Déjà, il y avait plus d’étrangers dans le décor. Contrairement à nous par contre, ils n’étaient probablement pas sur place en qualité de touristes. À une heure de route vers l’intérieur des terres se trouvait un camp de réfugiés rohingas, chassés du Myanmar par les politiques de nettoyage ethnique qui perdurent là depuis des décennies, mais qui se sont intensifiées ces dernières années et particulièrement il y a quelques mois, où pas moins de 800 000 Rohingas ont traversé la frontière pour fuir la violence et la persécution. Vous imaginez la crise humanitaire. En conséquence, l’ONU, les grandes ONGs et une foule d’autres ont dû dépêcher beaucoup de personnel en urgence sur les lieux et il s’adonne que la majorité de ce personnel logeait dans les hôtels de Cox’s Bazar.
Justement, après être parvenus à dénicher quelques bières (à fort prix), Audrey et moi étions remontés sur le toit de notre hôtel afin de profiter de la vue et sommes tombés sur un groupe de Français là pour la même raison. En nous voyant, leur première question a été de savoir pour quelle ONG nous travaillons, notre réponse les a laissé plutôt incrédules. À un moment de la soirée, l’un d’eux, le chef de mission je crois, s’est exclamé qu’il n’avait jamais à ce jour croisé de touristes lors d’une mission humanitaire. Par plusieurs arrivages, le groupe s’est grossi jusqu’à ce que nous soyons une bonne dizaine. Chacun apportant des victuailles ramenées de France pour la plupart, donc pâtés, saucissons, vin, pastis, etc. À notre grand bonheur, ils ont tenu à tout partager avec nous.
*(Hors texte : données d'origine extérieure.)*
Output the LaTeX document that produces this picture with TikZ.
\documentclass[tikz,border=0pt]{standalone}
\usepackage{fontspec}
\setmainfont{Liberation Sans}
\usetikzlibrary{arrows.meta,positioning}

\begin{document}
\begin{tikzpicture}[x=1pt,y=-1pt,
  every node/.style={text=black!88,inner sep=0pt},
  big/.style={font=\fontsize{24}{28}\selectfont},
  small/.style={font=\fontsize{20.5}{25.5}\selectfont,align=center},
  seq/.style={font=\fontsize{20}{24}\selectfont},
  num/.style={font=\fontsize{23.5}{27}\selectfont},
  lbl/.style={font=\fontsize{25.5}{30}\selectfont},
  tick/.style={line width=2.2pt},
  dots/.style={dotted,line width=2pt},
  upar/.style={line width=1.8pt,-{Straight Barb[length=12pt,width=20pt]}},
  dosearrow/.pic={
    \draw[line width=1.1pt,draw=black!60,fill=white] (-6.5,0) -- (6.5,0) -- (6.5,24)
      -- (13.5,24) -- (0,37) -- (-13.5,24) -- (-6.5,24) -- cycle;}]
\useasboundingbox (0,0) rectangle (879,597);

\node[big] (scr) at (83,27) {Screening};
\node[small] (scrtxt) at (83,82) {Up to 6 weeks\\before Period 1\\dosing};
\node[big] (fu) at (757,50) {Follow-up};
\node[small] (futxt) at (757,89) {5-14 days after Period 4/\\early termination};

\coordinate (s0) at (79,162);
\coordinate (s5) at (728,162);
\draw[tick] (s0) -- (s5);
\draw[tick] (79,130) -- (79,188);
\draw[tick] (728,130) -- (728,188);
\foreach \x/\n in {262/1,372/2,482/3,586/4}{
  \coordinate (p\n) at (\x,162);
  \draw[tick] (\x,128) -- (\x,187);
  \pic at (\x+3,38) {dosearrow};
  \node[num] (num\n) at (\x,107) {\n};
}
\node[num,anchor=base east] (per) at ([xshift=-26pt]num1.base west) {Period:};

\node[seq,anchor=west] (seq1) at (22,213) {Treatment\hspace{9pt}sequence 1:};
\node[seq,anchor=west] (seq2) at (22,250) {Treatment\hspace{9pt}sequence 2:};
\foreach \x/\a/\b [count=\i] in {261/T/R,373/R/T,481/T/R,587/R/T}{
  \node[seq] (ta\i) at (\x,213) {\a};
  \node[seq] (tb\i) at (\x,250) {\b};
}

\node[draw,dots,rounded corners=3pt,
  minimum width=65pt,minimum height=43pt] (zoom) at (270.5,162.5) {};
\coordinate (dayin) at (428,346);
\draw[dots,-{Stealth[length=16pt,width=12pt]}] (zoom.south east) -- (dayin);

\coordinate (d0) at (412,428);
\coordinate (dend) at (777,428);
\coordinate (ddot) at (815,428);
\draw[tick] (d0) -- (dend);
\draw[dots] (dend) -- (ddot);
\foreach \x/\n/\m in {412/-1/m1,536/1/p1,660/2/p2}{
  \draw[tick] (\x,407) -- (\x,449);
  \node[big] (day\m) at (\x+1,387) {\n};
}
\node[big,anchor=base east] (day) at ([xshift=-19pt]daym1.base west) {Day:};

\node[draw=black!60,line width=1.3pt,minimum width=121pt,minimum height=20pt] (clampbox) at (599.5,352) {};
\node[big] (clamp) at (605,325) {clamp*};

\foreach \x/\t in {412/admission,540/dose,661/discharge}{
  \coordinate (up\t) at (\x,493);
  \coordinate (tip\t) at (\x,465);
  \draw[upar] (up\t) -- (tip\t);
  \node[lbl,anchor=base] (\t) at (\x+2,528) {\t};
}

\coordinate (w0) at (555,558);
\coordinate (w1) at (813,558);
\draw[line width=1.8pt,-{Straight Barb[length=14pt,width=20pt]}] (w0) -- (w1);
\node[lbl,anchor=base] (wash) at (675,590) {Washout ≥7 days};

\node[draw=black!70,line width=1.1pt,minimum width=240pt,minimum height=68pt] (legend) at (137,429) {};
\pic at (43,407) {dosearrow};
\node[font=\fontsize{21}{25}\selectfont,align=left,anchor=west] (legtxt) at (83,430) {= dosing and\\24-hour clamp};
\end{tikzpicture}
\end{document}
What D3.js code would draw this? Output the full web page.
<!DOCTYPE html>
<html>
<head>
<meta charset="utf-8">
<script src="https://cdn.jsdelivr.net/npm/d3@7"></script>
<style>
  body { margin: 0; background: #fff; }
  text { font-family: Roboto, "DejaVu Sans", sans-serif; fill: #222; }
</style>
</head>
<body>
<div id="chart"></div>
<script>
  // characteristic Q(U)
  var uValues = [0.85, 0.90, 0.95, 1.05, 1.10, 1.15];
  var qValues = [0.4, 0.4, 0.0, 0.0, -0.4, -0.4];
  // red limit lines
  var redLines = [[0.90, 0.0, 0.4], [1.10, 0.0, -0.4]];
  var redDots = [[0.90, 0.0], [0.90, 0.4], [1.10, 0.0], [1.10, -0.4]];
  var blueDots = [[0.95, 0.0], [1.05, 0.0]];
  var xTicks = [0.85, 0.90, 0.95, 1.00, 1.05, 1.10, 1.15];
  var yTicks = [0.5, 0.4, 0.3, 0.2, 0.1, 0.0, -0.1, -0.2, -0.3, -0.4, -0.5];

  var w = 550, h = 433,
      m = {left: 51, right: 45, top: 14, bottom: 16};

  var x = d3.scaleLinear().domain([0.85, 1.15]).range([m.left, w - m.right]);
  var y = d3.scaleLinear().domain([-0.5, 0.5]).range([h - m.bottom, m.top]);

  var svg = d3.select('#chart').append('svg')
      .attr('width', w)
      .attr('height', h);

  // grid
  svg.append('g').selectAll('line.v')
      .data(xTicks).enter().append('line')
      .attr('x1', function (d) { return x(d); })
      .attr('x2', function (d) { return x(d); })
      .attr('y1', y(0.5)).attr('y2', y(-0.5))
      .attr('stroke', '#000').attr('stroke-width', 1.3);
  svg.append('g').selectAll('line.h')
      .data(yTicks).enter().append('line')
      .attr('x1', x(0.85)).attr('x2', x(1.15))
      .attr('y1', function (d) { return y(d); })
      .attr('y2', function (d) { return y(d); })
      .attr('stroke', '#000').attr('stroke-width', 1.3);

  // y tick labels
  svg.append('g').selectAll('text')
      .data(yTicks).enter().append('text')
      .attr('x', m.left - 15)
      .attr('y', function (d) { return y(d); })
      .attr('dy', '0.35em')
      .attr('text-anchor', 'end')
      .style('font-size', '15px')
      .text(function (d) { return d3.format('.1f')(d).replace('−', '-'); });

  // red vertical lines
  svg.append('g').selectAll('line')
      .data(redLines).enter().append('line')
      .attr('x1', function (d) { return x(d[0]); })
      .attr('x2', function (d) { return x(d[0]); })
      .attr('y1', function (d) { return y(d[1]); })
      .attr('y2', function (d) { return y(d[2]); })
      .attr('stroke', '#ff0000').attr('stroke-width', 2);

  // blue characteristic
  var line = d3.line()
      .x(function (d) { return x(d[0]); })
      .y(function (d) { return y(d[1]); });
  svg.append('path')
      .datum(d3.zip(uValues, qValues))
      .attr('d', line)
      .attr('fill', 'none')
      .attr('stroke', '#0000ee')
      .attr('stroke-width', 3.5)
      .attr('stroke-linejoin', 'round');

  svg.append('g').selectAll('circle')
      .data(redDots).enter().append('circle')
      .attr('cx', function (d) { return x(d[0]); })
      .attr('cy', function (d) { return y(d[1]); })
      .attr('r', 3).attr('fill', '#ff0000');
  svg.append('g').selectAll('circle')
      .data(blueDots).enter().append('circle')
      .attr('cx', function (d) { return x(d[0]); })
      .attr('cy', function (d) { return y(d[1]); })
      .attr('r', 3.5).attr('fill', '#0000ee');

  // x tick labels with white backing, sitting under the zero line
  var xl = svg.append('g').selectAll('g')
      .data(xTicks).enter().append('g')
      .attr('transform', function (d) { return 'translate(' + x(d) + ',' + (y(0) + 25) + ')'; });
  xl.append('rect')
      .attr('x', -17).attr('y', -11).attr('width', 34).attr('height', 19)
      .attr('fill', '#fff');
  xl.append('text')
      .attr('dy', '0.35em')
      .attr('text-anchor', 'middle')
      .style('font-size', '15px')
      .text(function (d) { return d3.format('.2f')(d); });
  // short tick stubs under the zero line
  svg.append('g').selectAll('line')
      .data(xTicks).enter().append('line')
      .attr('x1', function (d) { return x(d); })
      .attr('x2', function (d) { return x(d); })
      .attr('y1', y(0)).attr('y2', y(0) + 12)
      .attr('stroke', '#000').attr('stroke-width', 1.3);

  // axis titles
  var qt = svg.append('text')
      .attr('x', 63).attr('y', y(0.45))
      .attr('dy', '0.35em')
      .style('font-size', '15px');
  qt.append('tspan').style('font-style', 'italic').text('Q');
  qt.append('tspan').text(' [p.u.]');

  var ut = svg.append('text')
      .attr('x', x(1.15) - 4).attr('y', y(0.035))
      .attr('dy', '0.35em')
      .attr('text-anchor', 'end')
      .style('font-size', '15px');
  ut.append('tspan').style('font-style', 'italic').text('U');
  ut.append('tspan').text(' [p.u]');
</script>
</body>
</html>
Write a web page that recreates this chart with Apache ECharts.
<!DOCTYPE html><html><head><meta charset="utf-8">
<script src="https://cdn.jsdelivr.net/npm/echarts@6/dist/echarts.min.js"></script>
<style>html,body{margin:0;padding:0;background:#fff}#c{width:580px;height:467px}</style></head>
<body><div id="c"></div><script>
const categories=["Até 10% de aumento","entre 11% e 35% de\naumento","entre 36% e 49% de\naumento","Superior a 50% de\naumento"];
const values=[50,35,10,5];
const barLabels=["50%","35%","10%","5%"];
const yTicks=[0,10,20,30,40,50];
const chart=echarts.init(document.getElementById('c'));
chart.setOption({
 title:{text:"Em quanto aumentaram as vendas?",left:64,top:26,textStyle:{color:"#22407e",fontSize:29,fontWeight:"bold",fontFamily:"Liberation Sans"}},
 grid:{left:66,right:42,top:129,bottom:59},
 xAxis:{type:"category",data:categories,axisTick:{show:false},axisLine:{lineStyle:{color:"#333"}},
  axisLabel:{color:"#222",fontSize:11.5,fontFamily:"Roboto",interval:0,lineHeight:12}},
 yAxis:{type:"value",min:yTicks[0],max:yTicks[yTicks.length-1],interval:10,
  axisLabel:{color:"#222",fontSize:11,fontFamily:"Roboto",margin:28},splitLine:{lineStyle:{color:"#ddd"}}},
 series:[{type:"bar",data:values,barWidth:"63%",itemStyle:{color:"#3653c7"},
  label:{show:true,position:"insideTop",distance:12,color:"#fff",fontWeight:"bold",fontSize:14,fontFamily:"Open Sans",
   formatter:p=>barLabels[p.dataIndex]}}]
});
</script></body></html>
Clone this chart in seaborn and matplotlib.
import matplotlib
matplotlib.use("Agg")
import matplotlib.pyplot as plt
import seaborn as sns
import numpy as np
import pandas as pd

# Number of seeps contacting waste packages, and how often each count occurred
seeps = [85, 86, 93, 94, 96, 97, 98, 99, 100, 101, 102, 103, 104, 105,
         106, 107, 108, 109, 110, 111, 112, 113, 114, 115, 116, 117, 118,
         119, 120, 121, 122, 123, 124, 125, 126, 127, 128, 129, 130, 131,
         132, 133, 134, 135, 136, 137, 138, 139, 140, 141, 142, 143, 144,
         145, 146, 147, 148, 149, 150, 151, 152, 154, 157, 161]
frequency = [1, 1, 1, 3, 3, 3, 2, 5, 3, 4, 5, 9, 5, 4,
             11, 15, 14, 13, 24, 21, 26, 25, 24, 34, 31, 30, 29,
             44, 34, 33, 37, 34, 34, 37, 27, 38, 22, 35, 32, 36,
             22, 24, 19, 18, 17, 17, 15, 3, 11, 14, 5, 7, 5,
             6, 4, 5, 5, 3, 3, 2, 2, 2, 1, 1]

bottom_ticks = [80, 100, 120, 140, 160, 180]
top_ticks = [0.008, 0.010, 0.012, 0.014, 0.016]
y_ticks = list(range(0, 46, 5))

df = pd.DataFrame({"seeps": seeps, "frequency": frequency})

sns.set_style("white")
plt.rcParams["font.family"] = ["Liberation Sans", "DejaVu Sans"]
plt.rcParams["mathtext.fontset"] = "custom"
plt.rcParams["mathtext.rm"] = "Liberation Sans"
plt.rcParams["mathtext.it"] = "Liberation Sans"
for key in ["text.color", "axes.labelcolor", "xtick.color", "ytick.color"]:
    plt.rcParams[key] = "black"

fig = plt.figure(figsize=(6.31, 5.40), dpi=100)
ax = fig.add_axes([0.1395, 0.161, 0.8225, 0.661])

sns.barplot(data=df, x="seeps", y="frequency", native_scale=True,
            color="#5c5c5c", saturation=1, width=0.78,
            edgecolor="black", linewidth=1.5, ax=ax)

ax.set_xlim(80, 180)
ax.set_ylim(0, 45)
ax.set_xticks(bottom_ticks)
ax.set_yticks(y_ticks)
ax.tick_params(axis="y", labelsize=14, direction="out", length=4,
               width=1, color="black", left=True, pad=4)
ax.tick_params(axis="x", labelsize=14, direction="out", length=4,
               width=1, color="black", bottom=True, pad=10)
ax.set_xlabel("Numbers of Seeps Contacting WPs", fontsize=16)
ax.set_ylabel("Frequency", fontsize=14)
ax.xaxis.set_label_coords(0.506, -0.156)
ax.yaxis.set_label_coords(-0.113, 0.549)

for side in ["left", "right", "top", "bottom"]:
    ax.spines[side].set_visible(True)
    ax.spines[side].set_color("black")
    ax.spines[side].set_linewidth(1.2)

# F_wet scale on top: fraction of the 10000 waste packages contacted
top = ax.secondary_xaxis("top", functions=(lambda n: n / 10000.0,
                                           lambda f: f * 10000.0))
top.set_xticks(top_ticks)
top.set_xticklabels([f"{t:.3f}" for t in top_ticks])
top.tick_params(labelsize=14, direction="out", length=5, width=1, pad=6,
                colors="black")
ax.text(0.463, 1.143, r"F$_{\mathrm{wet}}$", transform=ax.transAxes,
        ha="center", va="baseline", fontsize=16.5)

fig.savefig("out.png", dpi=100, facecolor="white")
Les discussions tournaient principalement autour de la mission en cours, mais n’en étaient pour le moins inintéressantes pour deux profanes. Voulant tous deux travailler dans le domaine à terme, partager une soirée avec ce groupe nous a permis de baigner un peu dans l’ambiance du monde de l’humanitaire, où le travail est certes très exigeant, mais la camaraderie franche et les personnalités toutes plus intéressantes les unes que les autres. Lorsque questionnés sur la situation de Rohingas, personne n’avait de nouvelles positives. La saison des pluies approchant, le camp (appelé méga-camp de par sa taille [800 000 réfugiés]) allait certainement être inondé créant un terreau fertile pour les épidémies et autres désastres. Avec aucune solution en vue concernant le sort des Rohingas, le mandat des ONGs se limitait à tout faire pour « limiter la casse ».
Notre deuxième journée à Cox’s Bazar s’est déroulée un peu sur le même thème que la première. Après une longue marche sur la plage (évidemment sans en voir le début ni la fin), nous avons visité un peu la ville de Cox’s Bazar même pour ensuite retourner dans le quartier des hôtels, car nous y avions rendez-vous avec un contact d’Audrey en mission ici pour Médecins Sans Frontières. En compagnie de l’un de ses collègues, nous avons passés plusieurs heures à en apprendre plus sur leur travail, la mission en cours, mais aussi leurs missions passées (dont la Syrie) et à discuter du monde de l’humanitaire en général. Tout ça nous aura peut-être donné la piqûre…Notre court séjour dans le pays ne nous laissait pas plus de temps à Cox’s Bazar, nous sommes donc repartis le lendemain en direction de Chittagong, deuxième ville du Bangladesh en importance.